Soccer season is finally over so we can return to our normal after school routine, and I can resume my extra-curricular tutoring. We also got our first report cards so I also know more specifically where I need to direct my efforts.

1st Grader - she got all proficients on her report card, but we disagree. We are not at all happy with her reading skills and are going to concentrate on phonics. We don't yet have a organized method of doing this, but are looking into several programs. Right now we just attack each word, one at a time.

3rd Grade Girl - Her only C was in reading. She is already getting after school tutoring and her reading has made some great strides. We are going to have her preform more out loud reading to us so we can monitor her progress. We are also going to work on her multiplication times tables. She is pretty good in math, but we want her to make sure that she is ahead of the power curve. We believe that multiplication facts are the key to almost everything at this level of math.

3rd Grade Boy - His lowest grade was in health which makes it hard for us to help him, since we have he hardly has any health homework. We will be more proactive about the subject. One thing that he could really use is some organizations skills... he really is a scatter brain.

6th Grade Girl - Our hardest worker. Math was her worst grade, but we have pegged it to a lack of mastery of the multiplication tables. We are continuing to work with her on this, because it will help her division and factoring skills. In reading she is way above grade level and is quite the book worm.

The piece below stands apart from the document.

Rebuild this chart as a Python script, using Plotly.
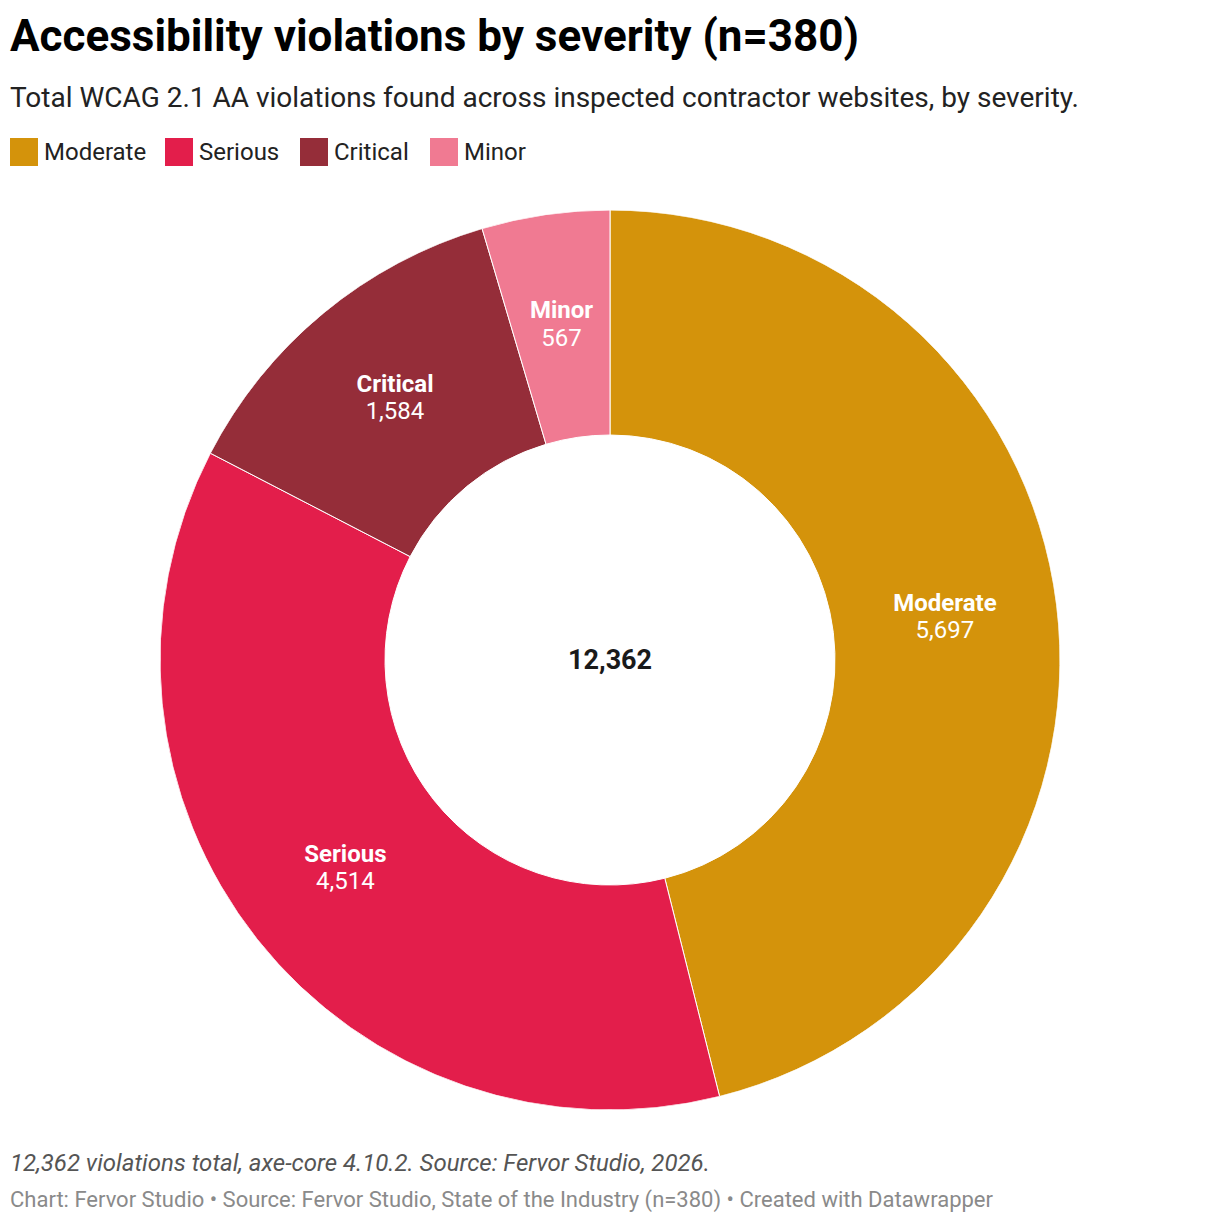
import plotly.graph_objects as go

# Violations par sévérité (ordre horaire depuis midi)
severities = ["Moderate", "Serious", "Critical", "Minor"]
counts = [5697, 4514, 1584, 567]
colors = ["#d4930b", "#e31e4b", "#952d39", "#f07a92"]

title = "Accessibility violations by severity (n=380)"
subtitle = "Total WCAG 2.1 AA violations found across inspected contractor websites, by severity."
note = "12,362 violations total, axe-core 4.10.2. Source: Fervor Studio, 2026."
credit = "Chart: Fervor Studio • Source: Fervor Studio, State of the Industry (n=380) • Created with Datawrapper"

W, H = 1220, 1224
OFF = 8  # marge du body dans la page


def px(x):
    return (x - OFF) / W


def py(y):
    return 1 - (y - OFF) / H


total = sum(counts)
HOLE = 0.5

# secteurs : largeur et milieu en degrés (sens horaire depuis midi)
widths = [c / total * 360 for c in counts]
mid_angles = []
acc = 0
for w in widths:
    mid_angles.append(acc + w / 2)
    acc += w

dom = dict(x=[px(160), px(1060)], y=[py(1110), py(210)])

fig = go.Figure()

# anneau (donut) en barpolar
fig.add_trace(go.Barpolar(
    r=[1 - HOLE] * len(counts),
    base=[HOLE] * len(counts),
    theta=mid_angles,
    width=widths,
    marker=dict(color=colors, line=dict(color="white", width=1)),
    customdata=counts,
    text=severities,
    hovertemplate="%{text}: %{customdata:,}<extra></extra>",
    showlegend=False,
))

# étiquettes au milieu de l'anneau : nom au-dessus, valeur en dessous
# (marqueur invisible pour écarter un peu les deux lignes)
label_r = [(1 + HOLE) / 2] * len(counts)
fig.add_trace(go.Scatterpolar(
    r=label_r, theta=mid_angles, mode="markers+text",
    marker=dict(size=1, opacity=0),
    text=[f"<b>{s}</b>" for s in severities],
    textposition="top center",
    textfont=dict(family="Roboto", size=24, color="white"),
    hoverinfo="skip", showlegend=False,
))
fig.add_trace(go.Scatterpolar(
    r=label_r, theta=mid_angles, mode="markers+text",
    marker=dict(size=1, opacity=0),
    text=[f"{c:,}" for c in counts],
    textposition="bottom center",
    textfont=dict(family="Roboto", size=24, color="white"),
    hoverinfo="skip", showlegend=False,
))

annotations = []
shapes = []

# Total au centre
annotations.append(dict(text="<b>" + f"{total:,}" + "</b>", x=px(610), y=py(660),
                        xref="paper", yref="paper", showarrow=False,
                        font=dict(family="Roboto", size=27, color="#1a1a1a")))

# Titre, sous-titre
annotations.append(dict(text="<b>" + title + "</b>", x=px(8), y=py(36), xref="paper", yref="paper",
                        xanchor="left", yanchor="middle", showarrow=False,
                        font=dict(family="Roboto", size=44, color="#000000")))
annotations.append(dict(text=subtitle, x=px(8), y=py(98), xref="paper", yref="paper",
                        xanchor="left", yanchor="middle", showarrow=False,
                        font=dict(family="Roboto", size=28, color="#222222")))

# Légende maison (carrés + texte)
legend_x = [10, 165, 300, 430]
for name, col, lx in zip(severities, colors, legend_x):
    shapes.append(dict(type="rect", xref="paper", yref="paper",
                       x0=px(lx), x1=px(lx + 28), y0=py(166), y1=py(138),
                       fillcolor=col, line=dict(width=0)))
    annotations.append(dict(text=name, x=px(lx + 32), y=py(152), xref="paper", yref="paper",
                            xanchor="left", yanchor="middle", showarrow=False,
                            font=dict(family="Roboto", size=24, color="#222222")))

# Notes de bas
annotations.append(dict(text="<i>" + note + "</i>", x=px(8), y=py(1163), xref="paper", yref="paper",
                        xanchor="left", yanchor="middle", showarrow=False,
                        font=dict(family="Roboto", size=24, color="#555555")))
annotations.append(dict(text=credit, x=px(8), y=py(1200), xref="paper", yref="paper",
                        xanchor="left", yanchor="middle", showarrow=False,
                        font=dict(family="Roboto", size=22, color="#8a8a8a")))

fig.update_layout(
    width=W, height=H,
    margin=dict(l=0, r=0, t=0, b=0),
    paper_bgcolor="white",
    plot_bgcolor="white",
    annotations=annotations,
    shapes=shapes,
    polar=dict(
        domain=dom,
        bgcolor="rgba(0,0,0,0)",
        bargap=0,
        radialaxis=dict(range=[0, 1], visible=False, showgrid=False),
        angularaxis=dict(rotation=90, direction="clockwise", visible=False, showgrid=False),
    ),
)

fig.write_html("out.html")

10th Grader -What a challenge she is. We recently pulled her off the cheerleading squad, because she 1. got caught smoking as school and 2. slacked off slightly in her English class. She is perhaps the most frustrating since her standardized scores are WAY above average. She, like me as a teenager, has a lazy streak. I wish I had parents like me when I was that age, because my life would of turned out a lot different. As long as we stay on her she will excel, but if we blink... then its back to mediocre. Hopefully, with several more years of nagging, she will internalize good work habits.

After spending two to three hours a night at the soccer fields, it is such a relief to have time at home for the little things. We were eating take out almost every night, but now we have to get back into the routine of cooking.

3 comments:

Anonymous said...

There is an excellent book that discusses reading instruction called Straight Talk About Reading by Susan Hall. Prior to reading this book, I had a mental block against phonics and hadn't seriously considered it to help my child.
When my child was in first grade I went to the library and checked out a bunch of phonics type readers. She needed a lot of new material, since she memorized books pretty quickly, fooling me into thinking she was doing better at reading than she was.

Anonymous said...

"are going to concentrate on phonics"

Teach Your Child to Read in 100 Easy Lessons, Siegfried Engelmann

Direct Instruction, scripted, simple to use. I think the bool was $19.99 at Barnes and Nobles. I bought this book when the idiots in our public school were teaching my daughter to memorize and guess rather than read. It worked wonders. Best of luck.

Anonymous said...

For your 1oth grader, look into books about underachieving gifted kids. I don't have exact titles or authors here at home, but will check at work tomorrow!

As for the 3rd grade reader--try taking a piece of a larger story and have her read that aloud several nights (for fluency--this is where you can also work on word sounds and spelling) and having her read the whole story and asking comprehension questions. By making her work on one small piece over and over, she becomes comfortable with the tone and style of the material and she will already "know" something from the story, which might spur her belief in her reading ability which in turn should prompt her desire to do more and do better. Just a suggestion that I found to work with my little ones.